Dice, con ojos aguados, que su padre murió. No debe llegar a los diez años.
Tiene un rostro bello y su pelo lacio y color café. No puede contener las lágrimas.
Explica que antes, cuando estaba junto a su papá, jamás pasaba frío. Él se encargaba de buscar la leña y mantener el ambiente tibio para su pequeña.
Ahora el viento helado le entumece la piel, está sola, se puede oler en sus palabras el miedo. Siente que nada está bien.
A su lado, otra pequeña posee esa expresión de horror en su cara. Una especie de mueca involuntaria, como si el espanto les hubiera desfigurado la inocencia en la mirada. Están frágiles, desesperadas, en medio de una guerra.
Gaza se ha convertido en una herida sangrante en un costado del mundo. Una puñalada debajo del costillar de la tierra, una incisión profunda de la que emana sangre y un dolor sordo, constante.
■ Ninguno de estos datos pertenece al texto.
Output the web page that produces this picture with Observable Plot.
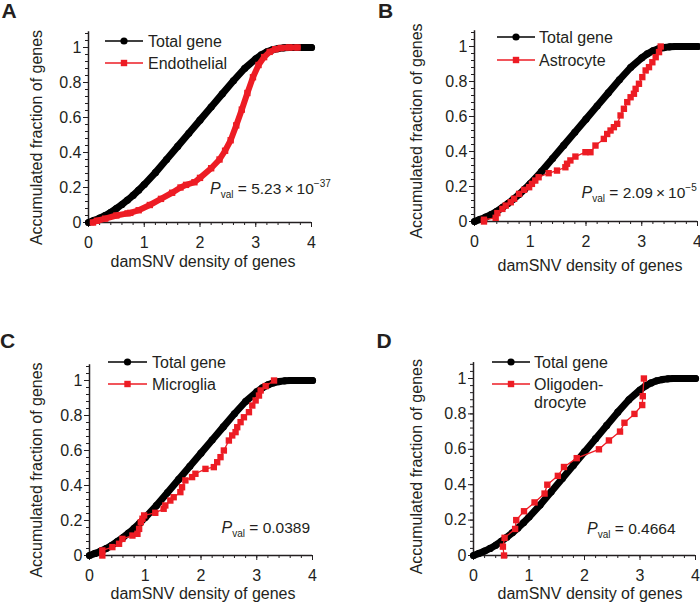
<!DOCTYPE html>
<html><head><meta charset="utf-8">
<script src="https://cdn.jsdelivr.net/npm/d3@7"></script>
<script src="https://cdn.jsdelivr.net/npm/@observablehq/plot@0.6"></script>
<style>
body{margin:0;background:#fff;}
#root{position:relative;width:700px;height:607px;font-family:"Liberation Sans",Arial,Helvetica,sans-serif;}
#root svg{position:absolute;overflow:visible;}
</style></head><body><div id="root"></div>
<script>
// ---- data ----
const totalX = [0,0.1,0.2,0.3,0.4,0.5,0.6,0.7,0.8,0.9,1.0,1.2,1.4,1.6,1.8,2.0,2.2,2.4,2.6,2.8,3.0,3.1,3.2,3.3,3.4,3.5,3.6,3.8,4.0];
const totalY = [0,0.012,0.025,0.04,0.058,0.08,0.103,0.128,0.155,0.185,0.217,0.285,0.36,0.435,0.51,0.585,0.66,0.735,0.81,0.88,0.935,0.958,0.975,0.987,0.994,0.998,1,1,1];

const endoX = [0.08,0.15,0.3,0.5,0.7,0.75,0.9,1.1,1.3,1.5,1.65,1.75,1.9,2.0,2.2,2.35,2.45,2.55,2.65,2.75,2.85,2.95,3.05,3.15,3.25,3.35,3.45,3.6,3.75];
const endoY = [0,0.01,0.022,0.04,0.052,0.055,0.07,0.1,0.135,0.17,0.2,0.215,0.23,0.255,0.31,0.36,0.41,0.47,0.555,0.645,0.74,0.83,0.9,0.945,0.975,0.99,0.997,1,1];

const astroX = [0.17,0.17,0.38,0.41,0.5,0.56,0.65,0.71,0.8,0.89,0.98,1.03,1.09,1.15,1.33,1.48,1.63,1.66,1.72,1.81,1.99,2.08,2.17,2.32,2.38,2.44,2.5,2.56,2.62,2.68,2.74,2.8,2.86,2.89,2.95,3.01,3.07,3.13,3.19,3.25,3.31,3.34];
const astroY = [0,0.01,0.021,0.048,0.072,0.091,0.11,0.13,0.158,0.181,0.196,0.215,0.234,0.253,0.276,0.291,0.31,0.33,0.349,0.371,0.396,0.396,0.434,0.472,0.5,0.52,0.539,0.558,0.606,0.644,0.682,0.71,0.73,0.758,0.787,0.825,0.863,0.882,0.91,0.939,0.968,1.0];

const microX = [0.23,0.23,0.41,0.53,0.59,0.77,0.86,0.89,0.92,0.95,0.98,1.18,1.33,1.36,1.45,1.51,1.63,1.66,1.72,1.84,1.9,2.08,2.23,2.29,2.35,2.41,2.5,2.56,2.62,2.65,2.71,2.77,2.86,2.92,2.98,3.04,3.07,3.16,3.31];
const microY = [0,0.029,0.048,0.067,0.095,0.114,0.124,0.152,0.19,0.21,0.229,0.244,0.267,0.286,0.314,0.333,0.362,0.39,0.429,0.448,0.467,0.495,0.505,0.533,0.562,0.6,0.657,0.686,0.705,0.733,0.762,0.79,0.819,0.857,0.886,0.914,0.943,0.968,1.0];

const oligoX = [0.55,0.53,0.56,0.75,0.77,0.91,1.1,1.28,1.33,1.52,1.63,1.86,2.26,2.44,2.64,2.72,2.9,3.04,3.05,3.07];
const oligoY = [0,0.05,0.1,0.15,0.2,0.25,0.3,0.35,0.4,0.45,0.5,0.55,0.6,0.65,0.7,0.75,0.8,0.85,0.9,1.0];

const panelLetters = ["A","B","C","D"];
const cellNames = ["Endothelial","Astrocyte","Microglia","Oligoden-"];
const pMantissa = ["5.23\u2009×\u200910","2.09\u2009×\u200910","0.0389","0.4664"];
const pExponent = ["−37","−5","",""];
const xTicks = [0,1,2,3,4];
const yTicks = [0,0.2,0.4,0.6,0.8,1];
const seriesLabel = "Total gene";
const xTitle = "damSNV density of genes";
const yTitle = "Accumulated fraction of genes";

// ---- layout ----
const FONT = '"Liberation Sans", Arial, Helvetica, sans-serif';
const INK = "#231f20";
const RED = "#ed1c24";
const minorX = d3.range(0, 21).map(i => +(i * 0.2).toFixed(2));
const minorY = d3.range(0, 28).map(i => +(i * 0.04).toFixed(2));

const layouts = [
  {left:0, top:0, w:350, h:300, ml:88, mr:39, y0:222, unit:175, dense:true,
   leg:{r1:41, r2:63, l1:105, l2:143, tx:148}, p:{x:210, y:194}, xt:{x:203, y:266.5}, yt:{x:37.5, y:137.5}, letter:{x:1.5, y:18}},
  {left:350, top:0, w:350, h:300, ml:124, mr:3, y0:221, unit:175, dense:false,
   leg:{r1:37, r2:60, l1:147, l2:185, tx:189}, p:{x:231.5, y:197.5}, xt:{x:240, y:270.5}, yt:{x:68.3, y:131}, letter:{x:28, y:17.5}},
  {left:0, top:300, w:350, h:307, ml:89, mr:38, y0:255, unit:175, dense:false,
   leg:{r1:62, r2:84, l1:108, l2:147, tx:152}, p:{x:221.5, y:232.5}, xt:{x:203, y:299}, yt:{x:37.5, y:170}, letter:{x:0, y:48}},
  {left:350, top:300, w:350, h:307, ml:123, mr:5, y0:255, unit:177, dense:false,
   leg:{r1:62, r2:84, l1:142, l2:180, tx:184, extra:"drocyte"}, p:{x:237, y:233.5}, xt:{x:240, y:299}, yt:{x:67.7, y:166.7}, letter:{x:26.5, y:48}}
];
const cells = [[endoX,endoY],[astroX,astroY],[microX,microY],[oligoX,oligoY]];

const root = document.getElementById("root");
const total = totalX.map((x, i) => ({x, y: totalY[i]}));

layouts.forEach((L, k) => {
  const cell = cells[k][0].map((x, i) => ({x, y: cells[k][1][i]}));
  const frameH = 1.09 * L.unit;
  const svg = Plot.plot({
    width: L.w, height: L.h,
    marginLeft: L.ml, marginRight: L.mr,
    marginTop: L.y0 - frameH, marginBottom: L.h - L.y0,
    x: {domain: [0, 4]},
    y: {domain: [0, 1.09]},
    style: {fontFamily: FONT, fontSize: "16px", color: INK, background: "transparent"},
    marks: [
      Plot.axisX({ticks: minorX, tickSize: 3, tickFormat: () => "", label: null, stroke: INK, strokeWidth: 1}),
      Plot.axisX({ticks: xTicks, tickSize: 5, tickPadding: 9, tickFormat: d => String(d), label: null, stroke: INK, fill: INK, strokeWidth: 1, fontSize: 16}),
      Plot.axisY({ticks: minorY, tickSize: 3, tickFormat: () => "", label: null, stroke: INK, strokeWidth: 1}),
      Plot.axisY({ticks: yTicks, tickSize: 5, tickPadding: 2, tickFormat: d => String(+d.toFixed(2)), label: null, stroke: INK, fill: INK, strokeWidth: 1, fontSize: 16}),
      Plot.ruleX([0], {stroke: INK, strokeWidth: 1.5}),
      Plot.ruleY([0], {stroke: INK, strokeWidth: 1.5}),
      Plot.line(total, {x: "x", y: "y", stroke: "#000", strokeWidth: 7, strokeLinejoin: "round", strokeLinecap: "round"}),
      Plot.dot(total, {x: "x", y: "y", r: 3.6, fill: "#000"}),
      Plot.line(cell, {x: "x", y: "y", stroke: RED, strokeWidth: L.dense ? 6 : 1.3, strokeLinejoin: "round"}),
      Plot.dot(cell, {x: "x", y: "y", symbol: "square", r: 3.6, fill: RED})
    ]
  });
  svg.style.left = L.left + "px";
  svg.style.top = L.top + "px";
  root.appendChild(svg);

  const g = d3.select(svg).append("g").attr("font-family", FONT).attr("fill", INK).attr("text-anchor", "start");
  // panel letter
  g.append("text").attr("x", L.letter.x).attr("y", L.letter.y).attr("font-size", 21).attr("font-weight", "bold").text(panelLetters[k]);
  // axis titles
  g.append("text").attr("x", L.xt.x).attr("y", L.xt.y).attr("text-anchor", "middle").attr("font-size", 16).text(xTitle);
  g.append("text").attr("transform", `translate(${L.yt.x + 4},${L.yt.y}) rotate(-90)`).attr("text-anchor", "middle").attr("font-size", 16).text(yTitle);
  // legend
  const lg = L.leg, mid = (lg.l1 + lg.l2) / 2;
  g.append("line").attr("x1", lg.l1).attr("x2", lg.l2).attr("y1", lg.r1).attr("y2", lg.r1).attr("stroke", "#000").attr("stroke-width", 1.6);
  g.append("circle").attr("cx", mid).attr("cy", lg.r1).attr("r", 3.6).attr("fill", "#000");
  g.append("text").attr("x", lg.tx).attr("y", lg.r1 + 5.5).attr("font-size", 16).text(seriesLabel);
  g.append("line").attr("x1", lg.l1).attr("x2", lg.l2).attr("y1", lg.r2).attr("y2", lg.r2).attr("stroke", RED).attr("stroke-width", 1.3);
  g.append("rect").attr("x", mid - 3.2).attr("y", lg.r2 - 3.2).attr("width", 6.4).attr("height", 6.4).attr("fill", RED);
  g.append("text").attr("x", lg.tx).attr("y", lg.r2 + 5.5).attr("font-size", 16).text(cellNames[k]);
  if (lg.extra) g.append("text").attr("x", lg.tx).attr("y", lg.r2 + 18 + 5.5).attr("font-size", 16).text(lg.extra);
  // P value
  const t = g.append("text").attr("x", L.p.x).attr("y", L.p.y).attr("font-size", 15.5);
  t.append("tspan").attr("font-style", "italic").attr("font-size", 16).text("P");
  t.append("tspan").attr("font-size", 10).attr("dy", 4).text("val");
  t.append("tspan").attr("dy", -4).text(" = " + pMantissa[k]);
  if (pExponent[k]) t.append("tspan").attr("font-size", 10).attr("dy", -7).text(pExponent[k]);
});
</script>
</body></html>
Son las dos de la mañana y sigo de ojos abiertos.
La gripe y el nasobuco que llevo para cuidar del contagio a mi familia, martillan en mi sueño, lo perturban.
Estoy en el sofá. Acomodo la almohada. Veo el video de las niñas palestinas. Ausculto su tristeza con la misma pericia con la que el médico revisa mis pulmones.
A kilómetros de distancia puedo percibir su dolor, el desasosiego.
Nadie puede quedarse quieto cuando la tristeza raspa tan hondo, cuando la mirada es tan franca y triste, cuando las bombas les pisan los talones a tantos y tantos inocentes.
Una mano menuda se me posa en la cara.
Mi hija, con gesto tierno, me toma de la mano y me lleva hasta la cama.
Le gusta sentirme cerca cuando duerme, me huele, no logra conciliar el sueño si no estoy.
Deja que su piecito, que todavía me cabe en un beso, roce mi piel, como una especie de puente entre su cama y la mía.
Mi pequeña duerme.
Pero existen dos niñas que pasan frío desde que la guerra mató a sus padres. Dos niñas que no tienen la culpa.
Dos niñas de ojos llorosos que también merecen vivir.